▸ Your objective
Only the lines from the start of the data through the line with "whis_hi = [0.03373, 0.03812, 0.05596]" belong in the copy. Restate them word for word, minus the pictures.

-- start of Raw data --

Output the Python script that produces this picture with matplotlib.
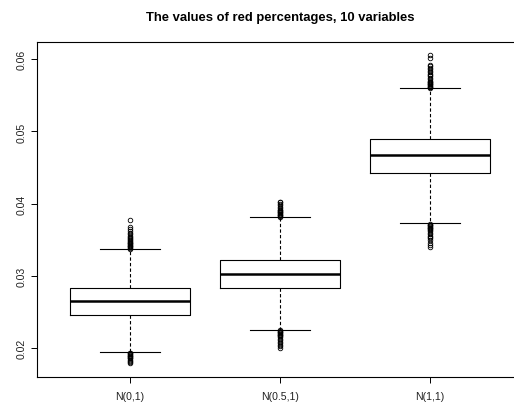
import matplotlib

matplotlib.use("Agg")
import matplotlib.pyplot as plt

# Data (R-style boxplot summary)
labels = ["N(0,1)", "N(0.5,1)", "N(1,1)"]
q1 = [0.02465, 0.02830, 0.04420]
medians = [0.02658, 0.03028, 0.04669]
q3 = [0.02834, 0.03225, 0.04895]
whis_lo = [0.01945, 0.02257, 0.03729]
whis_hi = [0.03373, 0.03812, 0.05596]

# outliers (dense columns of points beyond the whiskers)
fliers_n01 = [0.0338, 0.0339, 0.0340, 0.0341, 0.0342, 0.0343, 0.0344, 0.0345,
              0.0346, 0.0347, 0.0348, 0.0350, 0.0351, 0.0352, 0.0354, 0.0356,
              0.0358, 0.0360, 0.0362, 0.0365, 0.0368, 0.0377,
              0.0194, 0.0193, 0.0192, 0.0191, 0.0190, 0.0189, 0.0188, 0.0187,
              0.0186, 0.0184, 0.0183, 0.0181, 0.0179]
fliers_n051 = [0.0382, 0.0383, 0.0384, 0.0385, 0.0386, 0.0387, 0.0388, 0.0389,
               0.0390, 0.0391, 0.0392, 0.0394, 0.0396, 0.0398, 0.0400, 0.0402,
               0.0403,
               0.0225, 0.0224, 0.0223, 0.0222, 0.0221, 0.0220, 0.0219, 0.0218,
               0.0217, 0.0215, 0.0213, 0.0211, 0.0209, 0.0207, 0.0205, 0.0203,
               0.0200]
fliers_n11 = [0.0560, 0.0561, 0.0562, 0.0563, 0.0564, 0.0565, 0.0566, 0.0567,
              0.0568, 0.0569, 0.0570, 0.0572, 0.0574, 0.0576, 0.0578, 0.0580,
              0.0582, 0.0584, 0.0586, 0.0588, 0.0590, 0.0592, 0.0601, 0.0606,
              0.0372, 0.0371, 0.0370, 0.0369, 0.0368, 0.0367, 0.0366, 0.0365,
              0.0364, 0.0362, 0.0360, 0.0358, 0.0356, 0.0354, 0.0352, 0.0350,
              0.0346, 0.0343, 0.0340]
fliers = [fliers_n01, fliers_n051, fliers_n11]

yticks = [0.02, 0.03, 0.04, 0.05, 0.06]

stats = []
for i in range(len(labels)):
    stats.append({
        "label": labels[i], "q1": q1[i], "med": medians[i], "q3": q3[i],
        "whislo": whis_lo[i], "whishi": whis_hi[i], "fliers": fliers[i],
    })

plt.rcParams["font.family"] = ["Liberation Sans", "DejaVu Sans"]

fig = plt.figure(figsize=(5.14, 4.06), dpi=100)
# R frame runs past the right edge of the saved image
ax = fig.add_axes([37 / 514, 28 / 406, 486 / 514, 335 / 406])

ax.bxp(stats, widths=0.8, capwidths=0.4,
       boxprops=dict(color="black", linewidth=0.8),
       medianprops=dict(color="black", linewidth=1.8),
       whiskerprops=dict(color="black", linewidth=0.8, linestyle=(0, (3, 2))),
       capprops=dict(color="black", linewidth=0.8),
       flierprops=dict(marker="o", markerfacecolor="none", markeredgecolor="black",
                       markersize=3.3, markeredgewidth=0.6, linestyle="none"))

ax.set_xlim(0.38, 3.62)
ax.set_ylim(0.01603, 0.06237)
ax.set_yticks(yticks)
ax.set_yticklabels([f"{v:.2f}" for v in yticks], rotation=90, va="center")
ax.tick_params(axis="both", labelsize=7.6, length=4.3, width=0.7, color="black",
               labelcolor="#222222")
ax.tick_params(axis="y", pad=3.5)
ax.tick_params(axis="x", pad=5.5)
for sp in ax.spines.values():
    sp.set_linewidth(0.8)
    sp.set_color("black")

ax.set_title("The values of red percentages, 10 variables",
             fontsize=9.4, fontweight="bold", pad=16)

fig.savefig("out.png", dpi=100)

-- end of Raw data --

▸ Completed task
Output the Python script that produces this picture with matplotlib.
import matplotlib

matplotlib.use("Agg")
import matplotlib.pyplot as plt

# Data (R-style boxplot summary)
labels = ["N(0,1)", "N(0.5,1)", "N(1,1)"]
q1 = [0.02465, 0.02830, 0.04420]
medians = [0.02658, 0.03028, 0.04669]
q3 = [0.02834, 0.03225, 0.04895]
whis_lo = [0.01945, 0.02257, 0.03729]
whis_hi = [0.03373, 0.03812, 0.05596]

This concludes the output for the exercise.